5. If you had a crystal ball, where do you think (or hope) publishing will be in 5 yrs?
I hope that publishing in 5 years will be as exciting as it is now. I’ve heard experts say publishing is dying since I started in it (though back then it was all about the death of the picture book and the fact that nothing would ever take the place of high fantasy) and so far, so good.
Sure, the medium by which we read is ever-evolving, and I’ve chosen to accept that with excitement rather than fear. As long as people want to read stories, I know I’ll always have a job. And though e-books are wonderful in that they’ve revitalized many, many people’s love of reading through proliferation and availability and price, I truly believe print books will never fully go away. There is just something about holding that book in your hands that transcends time and place.
Stacy, thank you so much! To our readers, what are your thoughts on the importance of a personal touch in social media; and effectively using it as a tool in the writing life? What are your fears, expectations and excitement regarding the future of books? I completely agree with Stacy that there is nothing more special than holding a book, smelling its pages, and curling up with it in a comfy spot. One name will be randomly drawn from comments or questions, with the winner receiving 1 book (of choice) from the Stacy Cantor Abrams Collection.
Love this…great opportunity to see what the elusive editors are all about. 🙂 Thanks!
Thanks for stopping by, Anita!
I enjoyed reading this interview! You provided some great input about social media in the publishing industry! I especially agree with the line, “A few strategic retweets can reach literally tens of thousands (or more) of people, which can be really important to a book’s visibility factor, thereby giving it a better shot of being picked up and purchased when someone then sees it on the shelf.” Social media interactions have almost as much impact as to whether or not someone will read a book, as does the physical book itself! Social media humanizes the product, and word of mouth spreads like a wildfire. As an advertiser myself, this is a motto I live by.
I do think that digital reading is going to take over the printed format over time, but I do not think that print-format will ever completely disappear. If anything, printed text books, periodicals and references will disappear before written fiction/non-fiction ever does. There really is something about holding a book in your hands… Plus, it all lends to the materialistic nature of being human…
Thanks for sharing!
I definitely agree with you, Jenna. But I also hope print books don’t ever fully go away. Especially for the younger readers!
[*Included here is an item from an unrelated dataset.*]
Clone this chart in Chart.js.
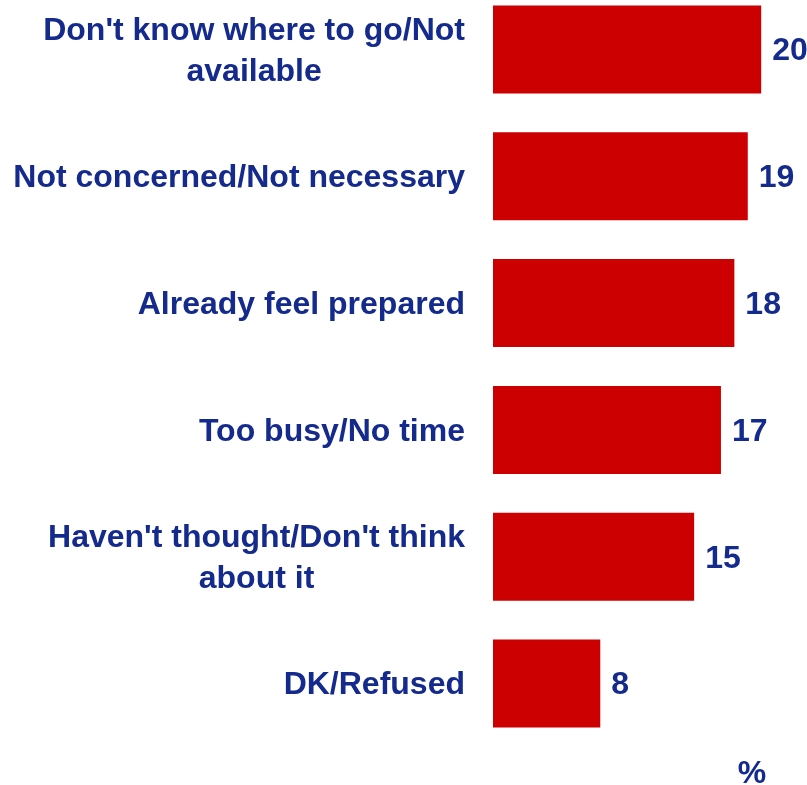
<!DOCTYPE html>
<html lang="en">
<head>
    <meta charset="UTF-8">
    <title>Reasons chart</title>
    <script src="https://cdn.jsdelivr.net/npm/chart.js"></script>
    <style>
        html, body {
            margin: 0;
            padding: 0;
            background: #ffffff;
            overflow: hidden;
        }

        .chart-wrap {
            position: absolute;
            left: 0;
            top: -14px;
            width: 807px;
            height: 800px;
        }
    </style>
</head>
<body>
    <div class="chart-wrap">
        <canvas id="reasonsChart"></canvas>
    </div>

    <script>
        const categories = [
            ["Don't know where to go/Not", 'available'],
            ['Not concerned/Not necessary'],
            ['Already feel prepared'],
            ['Too busy/No time'],
            ["Haven't thought/Don't think", 'about it'],
            ['DK/Refused']
        ];
        const values = [20, 19, 18, 17, 15, 8];
        const unitLabel = '%';

        const textColor = '#142a8c';
        const barColor = '#cc0000';
        const fontFamily = '"Liberation Sans", Arial, sans-serif';
        const fontSize = 32;

        // draws the category names (multi-line ones centred on their own widest line),
        // the value next to each bar and the % unit under the bars
        const labelPlugin = {
            id: 'labelPlugin',
            afterDraw(chart) {
                const ctx = chart.ctx;
                const yScale = chart.scales.y;
                const meta = chart.getDatasetMeta(0);
                ctx.save();
                ctx.font = 'bold ' + fontSize + 'px ' + fontFamily;
                ctx.fillStyle = textColor;
                ctx.textBaseline = 'middle';

                const rightEdge = yScale.right - 28;
                const lineGap = 41;
                const nudge = 2;
                categories.forEach(function(lines, i) {
                    const cy = yScale.getPixelForValue(i) + nudge;
                    const widest = Math.max.apply(null, lines.map(function(l) { return ctx.measureText(l).width; }));
                    const cx = rightEdge - widest / 2;
                    const startY = cy - (lines.length - 1) * lineGap / 2;
                    ctx.textAlign = 'center';
                    lines.forEach(function(l, j) {
                        ctx.fillText(l, cx, startY + j * lineGap);
                    });
                });

                ctx.textAlign = 'left';
                meta.data.forEach(function(bar, i) {
                    ctx.fillText(String(values[i]), bar.x + 11, bar.y + nudge);
                });

                ctx.textAlign = 'center';
                ctx.fillText(unitLabel, 752, chart.chartArea.bottom + 27);
                ctx.restore();
            }
        };

        const ctx = document.getElementById('reasonsChart').getContext('2d');
        new Chart(ctx, {
            type: 'bar',
            data: {
                labels: categories,
                datasets: [{
                    data: values,
                    backgroundColor: barColor,
                    borderWidth: 0,
                    barPercentage: 0.694,
                    categoryPercentage: 1.0
                }]
            },
            options: {
                indexAxis: 'y',
                responsive: true,
                maintainAspectRatio: false,
                animation: false,
                layout: {
                    padding: { left: 0, right: 19, top: 0, bottom: 39 }
                },
                plugins: {
                    legend: { display: false },
                    tooltip: { enabled: false }
                },
                scales: {
                    x: {
                        display: false,
                        min: 0,
                        max: 22
                    },
                    y: {
                        grid: { display: false },
                        border: { display: false },
                        ticks: { display: false },
                        afterFit: function(scale) {
                            scale.width = 493;
                        }
                    }
                }
            },
            plugins: [labelPlugin]
        });
    </script>
</body>
</html>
Bloggers like you have also become such a huge part of a publisher’s publicity plan, and we rely on your readerships to get the word out virally on books and to help generate buzz. We appreciate what you do so much!
I wish Stacy would have edited Fifty Shades, too! 😉 Great interview, thanks!
LOL, thanks, Mickey!
No doubt that it would be uber-cool to work with you! Great interview, Stacy! 🙂
Thanks, Jodi! Would be great to work with you too!
Great interview. I’ve found that US publishers are hesitant to look at books set outisde of the US, unless it’s the UK. But I’ve also found that the generation of readers coming through are more global thinking and want to know about other places and cultures. Is Entangled going to be more internationally focused and considering novels set outside of the US?
Definitely, S.M. We do think it’s important to publish our books internationally–it was part of the reason we signed with Publishers Group West, who do our international distribution. We’ve also sold a lot of our books to international publishers, for a more traditional publishing program. We’re definitely open to novels set outside the US, too!